The youngest of our two visitors was an Aragonian, his family had made him a monk against his will. He related to me one day, before M. Biot, (then returned from Tarragon, where he had taken refuge to get cured of his fever,) some particulars which, according to him, proved that in Spain there was no longer more than the ghost of religion. These details were mostly borrowed from the secrets of confession. M. Biot manifested sharply the displeasure which this conversation caused him; there were even in his language some words which led the monk to suppose that M. Biot took him for a kind of spy. As soon as this suspicion had entered his mind, he quitted us without saying a word, and the next morning I saw him come up early, armed with a light gun. The French monk had preceded him, and had whispered in my ear the danger that threatened my companion. “Join with me,” he said, “to turn the young Aragonian monk from his murderous project.” I need scarcely say that I employed myself with ardour in this negotiation, in which I had the happiness to succeed. There were here, as must be seen, the materials for a chief of guerilleros. I should be much astonished if my young monk did not play his part in the war of independence.
The anecdote which I am about to relate will amply prove that religion was, with the Carthusian monks of the Desierto de las Palmas, not the consequence of elevated sentiments, but a mere compound of superstitious practices.

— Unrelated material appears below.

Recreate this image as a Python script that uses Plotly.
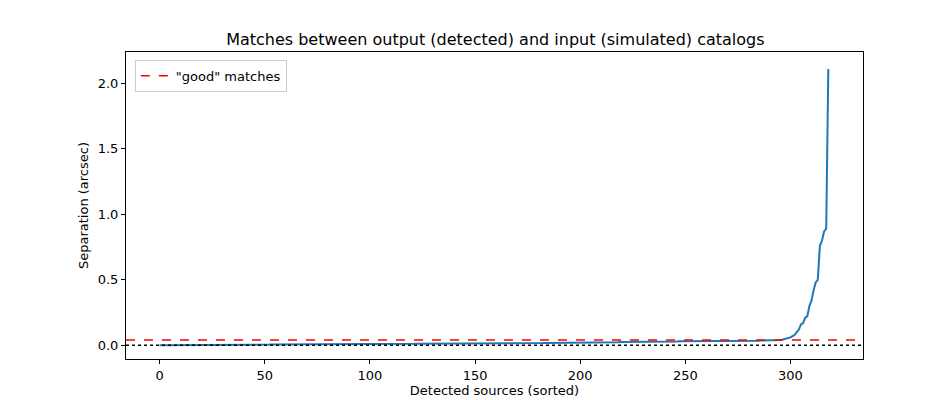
import plotly.graph_objects as go

separation = [
 0.000,0.000,0.001,0.001,0.001,0.001,0.001,0.001,0.001,0.001,0.002,0.002,0.002,0.002,0.002,0.002,0.002,0.002,0.002,0.002,
 0.003,0.003,0.003,0.003,0.003,0.003,0.003,0.003,0.003,0.003,0.003,0.004,0.004,0.004,0.004,0.004,0.004,0.004,0.004,0.004,
 0.004,0.004,0.005,0.005,0.005,0.005,0.005,0.005,0.005,0.005,0.005,0.005,0.005,0.006,0.006,0.006,0.006,0.006,0.006,0.006,
 0.006,0.006,0.006,0.006,0.007,0.007,0.007,0.007,0.007,0.007,0.007,0.007,0.007,0.007,0.007,0.008,0.008,0.008,0.008,0.008,
 0.008,0.008,0.008,0.008,0.008,0.008,0.008,0.009,0.009,0.009,0.009,0.009,0.009,0.009,0.009,0.009,0.009,0.009,0.010,0.010,
 0.010,0.010,0.010,0.010,0.010,0.010,0.010,0.010,0.010,0.010,0.011,0.011,0.011,0.011,0.011,0.011,0.011,0.011,0.011,0.011,
 0.011,0.011,0.012,0.012,0.012,0.012,0.012,0.012,0.012,0.012,0.012,0.012,0.012,0.012,0.013,0.013,0.013,0.013,0.013,0.013,
 0.013,0.013,0.013,0.013,0.013,0.014,0.014,0.014,0.014,0.014,0.014,0.014,0.014,0.014,0.014,0.014,0.015,0.015,0.015,0.015,
 0.015,0.015,0.015,0.015,0.015,0.015,0.016,0.016,0.016,0.016,0.016,0.016,0.016,0.016,0.016,0.017,0.017,0.017,0.017,0.017,
 0.017,0.017,0.017,0.018,0.018,0.018,0.018,0.018,0.018,0.018,0.019,0.019,0.019,0.019,0.019,0.019,0.019,0.020,0.020,0.020,
 0.020,0.020,0.020,0.021,0.021,0.021,0.021,0.021,0.021,0.022,0.022,0.022,0.022,0.022,0.023,0.023,0.023,0.023,0.023,0.024,
 0.024,0.024,0.024,0.024,0.025,0.025,0.025,0.025,0.025,0.026,0.026,0.026,0.026,0.026,0.027,0.027,0.027,0.027,0.028,0.028,
 0.028,0.028,0.028,0.029,0.029,0.029,0.029,0.030,0.030,0.030,0.030,0.030,0.031,0.031,0.031,0.031,0.032,0.032,0.032,0.032,
 0.032,0.032,0.033,0.033,0.033,0.033,0.033,0.033,0.033,0.034,0.034,0.034,0.034,0.034,
 0.033,0.033,0.033,0.033,0.034,0.034,0.034,0.034,0.035,0.035,0.035,0.035,0.036,0.036,0.036,0.037,0.037,0.037,0.038,0.038,
 0.039,0.040,0.042,0.045,0.050,0.055,0.060,0.070,0.080,0.100,0.120,0.160,0.170,0.210,0.220,0.300,0.340,0.420,0.480,0.500,
 0.760,0.800,0.870,0.890,2.110,
]
separation = sorted(separation)
sources = list(range(len(separation)))
good_threshold = 0.04

fig = go.Figure()
fig.add_trace(go.Scatter(x=sources, y=separation, mode="lines",
                         line=dict(color="#1f77b4", width=2), showlegend=False))
fig.add_hline(y=0, line=dict(color="black", dash="dot", width=1.5))
fig.add_hline(y=good_threshold, line=dict(color="red", dash="dash", width=1.5))
fig.add_trace(go.Scatter(x=[None], y=[None], mode="lines", name='"good" matches',
                         line=dict(color="red", dash="dash", width=1.5)))

axis = dict(showgrid=False, zeroline=False, showline=True, linecolor="black", mirror=True,
            ticks="outside", ticklen=4, tickcolor="black", tickfont=dict(size=13))
fig.update_layout(
    width=950, height=400, plot_bgcolor="white", paper_bgcolor="white",
    font=dict(family="DejaVu Sans", color="black", size=13),
    margin=dict(l=118, r=95, t=44, b=44),
    title=dict(text="Matches between output (detected) and input (simulated) catalogs",
               x=0.513, xanchor="center", y=0.935, font=dict(size=16)),
    xaxis=dict(axis, range=[-16, 334.5], tickvals=[0, 50, 100, 150, 200, 250, 300],
               title=dict(text="Detected sources (sorted)", standoff=4, font=dict(size=13))),
    yaxis=dict(axis, range=[-0.105, 2.24], tickvals=[0, 0.5, 1, 1.5, 2],
               tickformat=".1f", title=dict(text="Separation (arcsec)", standoff=6, font=dict(size=13))),
    legend=dict(x=0.012, y=0.975, xanchor="left", yanchor="top", bordercolor="#cccccc",
                borderwidth=1, bgcolor="white", font=dict(size=13)),
)
fig.write_html("out.html")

The scene with the gun, always present to my mind, seemed to make it clear to me that the Aragon monk, if actuated by his passions, would be capable of the most criminal actions. Hence, I had a very disagreeable impression when one Sunday, having come down to hear mass, I met this monk, who, without saying a word, conducted me by a series of dark corridors into a chapel where the daylight penetrated only by a very small window. There I found Father Trivulce, who prepared himself to say mass for me alone. The young monk assisted. All at once, an instant before the consecration, Father Trivulce, turning towards me, said these exact words: “We have permission to say mass with white wine; we therefore make use of that which we gather from our own vines: this wine is very good. Ask the prior to let you taste it, when on leaving this you go to breakfast with him. For the rest, you can assure yourself this instant of the truth of what I say to you.” And he presented me the goblet to drink from. I resisted strongly, not only because I considered it indecent to give this invitation in the middle of the mass, but because, besides, I must own I conceived the thought for a moment that the monks wished, by poisoning me, to revenge themselves on me for M. Biot having insulted them. I found that I was mistaken, that my suspicions had no foundation; for Father Trivulce went on with the interrupted mass, drank, and drank largely, of the white wine contained in one of the goblets. But when I had got out of the hands of the two monks, and was able to breathe the pure air of the country, I experienced a lively satisfaction.